このデッキの聖遺は自身がフィニッシャーとして殴りに行かずとも、その土地サーチ能力で《暗黒の深部》+《演劇の舞台》コンボを決めてゲームを終わらせる力を持っている(このコンボについて詳しくはコチラ)。
これだけあればレガシーという戦場でも己を示せるぞという優秀なスタッフがズラリ。この《緑の太陽の頂点》パッケージに加えて、同じくサーチ系の《石鍛冶の神秘家》+装備品パッケージ、そして《ルーンの母》《スレイベンの守護者、サリア》とレガシーの白ではおなじみのクリーチャーを合わせて、まさしく「グッドスタッフ」なデッキだ。
最後にこのデッキのテクニックを1つ紹介しよう。《スクリブのレインジャー》は一見使い方が難しく見えるが......これを使いこなすとゲームがグッと楽になる。例えば対戦相手が大型クリーチャーで殴ってきたとしよう。これを《ドライアドの東屋》でブロック、その後戦闘ダメージ・ステップに入る前に《スクリブのレインジャー》の能力を起動。
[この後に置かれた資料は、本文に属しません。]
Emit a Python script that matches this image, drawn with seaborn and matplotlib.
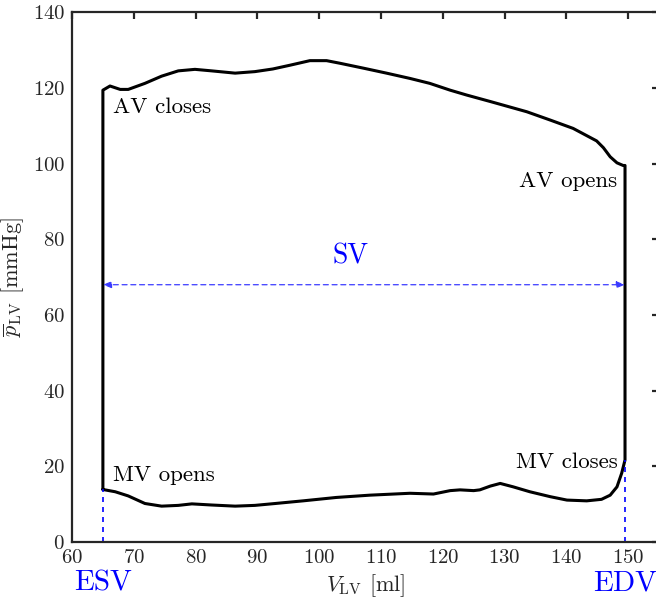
import numpy as np
import pandas as pd
import matplotlib
matplotlib.use("Agg")
import matplotlib.pyplot as plt
import seaborn as sns

# Left-ventricular pressure-volume loop (one cardiac cycle)
esv = 65.0     # end-systolic volume [ml]
edv = 149.5    # end-diastolic volume [ml]
sv_level = 68.0  # height of the stroke-volume arrow [mmHg]

# filling phase: MV opens -> MV closes
filling_volume = [65.0, 67.0, 69.1, 71.8, 74.5, 77.2, 79.4, 82.6, 86.4, 89.6,
                  92.9, 97.4, 102.8, 108.2, 114.7, 118.5, 121.2, 122.8, 125.0,
                  126.0, 127.7, 129.3, 131.4, 134.1, 137.4, 140.1, 143.3,
                  145.7, 147.1, 148.2, 148.96, 149.5]
filling_pressure = [13.9, 13.3, 12.2, 10.2, 9.5, 9.7, 10.1, 9.8, 9.5, 9.7,
                    10.2, 10.9, 11.8, 12.4, 12.9, 12.7, 13.6, 13.8, 13.6,
                    13.8, 14.8, 15.5, 14.6, 13.3, 12.0, 11.1, 10.9,
                    11.3, 12.4, 14.6, 18.2, 21.7]

# ejection phase: AV opens -> AV closes
ejection_volume = [149.5, 149.2, 148.2, 147.1, 146.0, 144.9, 141.1, 137.4,
                   133.6, 127.7, 123.9, 121.2, 117.9, 114.7, 110.9, 107.2,
                   103.4, 101.2, 98.5, 95.3, 92.5, 89.6, 86.4, 82.6, 79.9,
                   77.2, 74.5, 71.8, 69.1, 67.8, 66.15, 65.0]
ejection_pressure = [99.5, 99.5, 100.2, 101.8, 104.2, 106.0, 109.3, 111.5,
                     113.7, 116.4, 118.1, 119.4, 121.2, 122.5, 123.9, 125.2,
                     126.5, 127.2, 127.2, 126.0, 125.0, 124.3, 123.9, 124.5, 124.9,
                     124.5, 123.1, 121.2, 119.6, 119.6, 120.5, 119.4]

x_ticks = [60, 70, 80, 90, 100, 110, 120, 130, 140, 150]
y_ticks = [0, 20, 40, 60, 80, 100, 120, 140]

loop = pd.DataFrame({
    "volume": filling_volume + ejection_volume + [filling_volume[0]],
    "pressure": filling_pressure + ejection_pressure + [filling_pressure[0]],
})

sns.set_style("white")
plt.rcParams["font.family"] = "serif"
plt.rcParams["font.serif"] = ["cmr10"]
plt.rcParams["mathtext.fontset"] = "cm"
plt.rcParams["axes.formatter.use_mathtext"] = True

ink = "#262626"
blue = "#0000FF"

fig = plt.figure(figsize=(6.56, 5.99), dpi=100)
ax = fig.add_axes([72 / 656, 1 - 542.1 / 599, 587 / 656, 529.9 / 599])

sns.lineplot(data=loop, x="volume", y="pressure", sort=False, estimator=None,
             color="black", linewidth=2.2, ax=ax)

# ESV / EDV markers down to the volume axis
ax.plot([esv, esv], [0, filling_pressure[0]], ls=(0, (3, 3)), color=blue, lw=1.2)
ax.plot([edv, edv], [0, filling_pressure[-1]], ls=(0, (3, 3)), color=blue, lw=1.2)

# stroke volume arrow
ax.annotate("", xy=(edv, sv_level), xytext=(esv, sv_level),
            arrowprops=dict(arrowstyle="<|-|>,head_length=0.5,head_width=0.2",
                            color="#3a3aff", lw=0.9, linestyle=(0, (4, 3)),
                            shrinkA=0, shrinkB=0))
ax.text(105, 75.5, "SV", color=blue, fontsize=20, ha="center", va="center")

ax.text(66.7, 113.3, "AV closes", fontsize=16.5, ha="left", va="baseline", color="black")
ax.text(148.2, 93.8, "AV opens", fontsize=16.5, ha="right", va="baseline", color="black")
ax.text(66.7, 16.2, "MV opens", fontsize=16.5, ha="left", va="baseline", color="black")
ax.text(148.3, 19.7, "MV closes", fontsize=16.5, ha="right", va="baseline", color="black")

ax.text(esv, -12.8, "ESV", color=blue, fontsize=21, ha="center", va="baseline", clip_on=False)
ax.text(edv, -12.8, "EDV", color=blue, fontsize=21, ha="center", va="baseline", clip_on=False)

ax.set_xlim(60, 155)
ax.set_ylim(0, 140)
ax.set_xticks(x_ticks)
ax.set_yticks(y_ticks)
ax.set_xlabel(r"$V_{\mathrm{LV}}$ [ml]", fontsize=16, color=ink, labelpad=4)
ax.set_ylabel(r"$\overline{p}_{\mathrm{LV}}$ [mmHg]", fontsize=16, color=ink, labelpad=5)

for side in ["left", "right", "top", "bottom"]:
    ax.spines[side].set_visible(True)
    ax.spines[side].set_linewidth(1.6)
    ax.spines[side].set_color(ink)
ax.tick_params(direction="in", length=5, width=1.6, color=ink, labelcolor=ink,
               labelsize=15, top=True, right=True, pad=5)
ax.grid(False)

fig.savefig("out.png", dpi=100)
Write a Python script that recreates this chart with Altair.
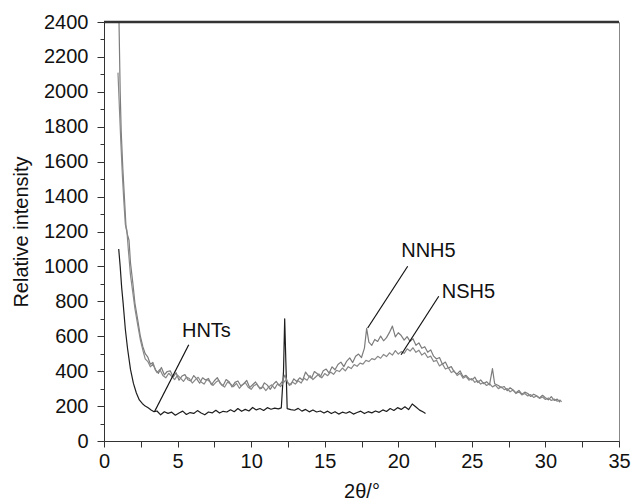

そのコストとして森を1枚手札に戻すのだが、そのコストに《ドライアドの東屋》を充てると......クリーチャーを失わずにダメージを防ぐことに成功するというわけ。この東屋を次のターンではまた戦場に出して、延々と持久戦に持ち込める。絆魂や《梅澤の十手》のカウンターが乗る能力も無効化して、安全にゲームを進めることができる。
レインジャーの能力でアンタップするのが《死儀礼のシャーマン》だったりすると最高で、これの能力で2点ライフを失わせながらダメージレースを制する、という戦い方はまさしく柔よく剛を制す。マジックしている感が実にあって、一度はこのシステム構築系デッキを組んでみてほしいと思うよね。
レガシーのデッキとしては割と古参で、上位に鎮座するデッキからは何歩か下がったところにいるのだが、時折大型トーナメントのTOP8に名を連ねたりする。《緑の太陽の頂点》デッキは微調整によってデッキができることが大きく変わってくるので、コツコツやり込みつつ新セットのカードを試して......ということをやってみてほしい。『霊気紛争』にも、何やら面白そうな緑絡みのクリーチャーがいるしね!